Try the example of drafting a standard apartment lease, over millions of transactions between landlords and tenants lots of edge cases emerge. So over time leases get more complicated. And then the law around interpretation and enforcement gets complicated.




> Politics and corruption are not outsized drivers of law. Especially case law built through the courts. It’s all edge cases.

Case law is full of politics. How do you think courts resolve the ambiguities? If there was an objective standard for how to do it then judges could be replaced by computer programs. Judges are used instead because rigorous and consistent application of rules would lead to outcomes that are politically inexpedient, so judges only apply the rules as written when politics fails to require something different.

> Try the example of drafting a standard apartment lease, over millions of transactions between landlords and tenants lots of edge cases emerge. So over time leases get more complicated.
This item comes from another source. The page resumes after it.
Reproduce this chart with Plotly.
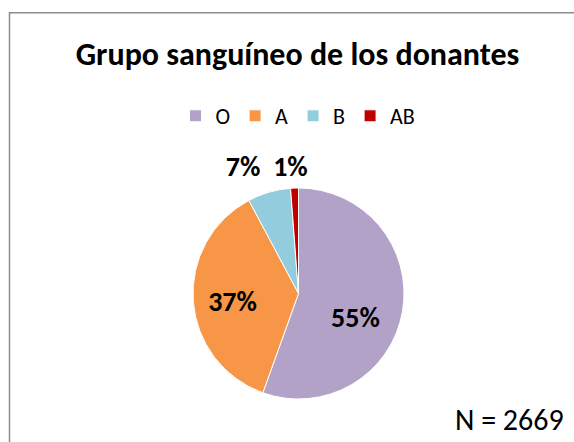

This is just a facet of how contracts and lawyers work. The law creates defaults that a contractual agreement can override, so each time the law establishes a default that landlords don't like but are allowed to change, they add a new clause to the lease to turn it back the other way. What they really want is a simple one-liner that says all disputes the law allows to be resolved in favor of the landlord, will be. But politics doesn't allow them to get away with that because what they're doing would be too clear to the public, so politics requires them to achieve the result they want through an opacifying layer of complexity.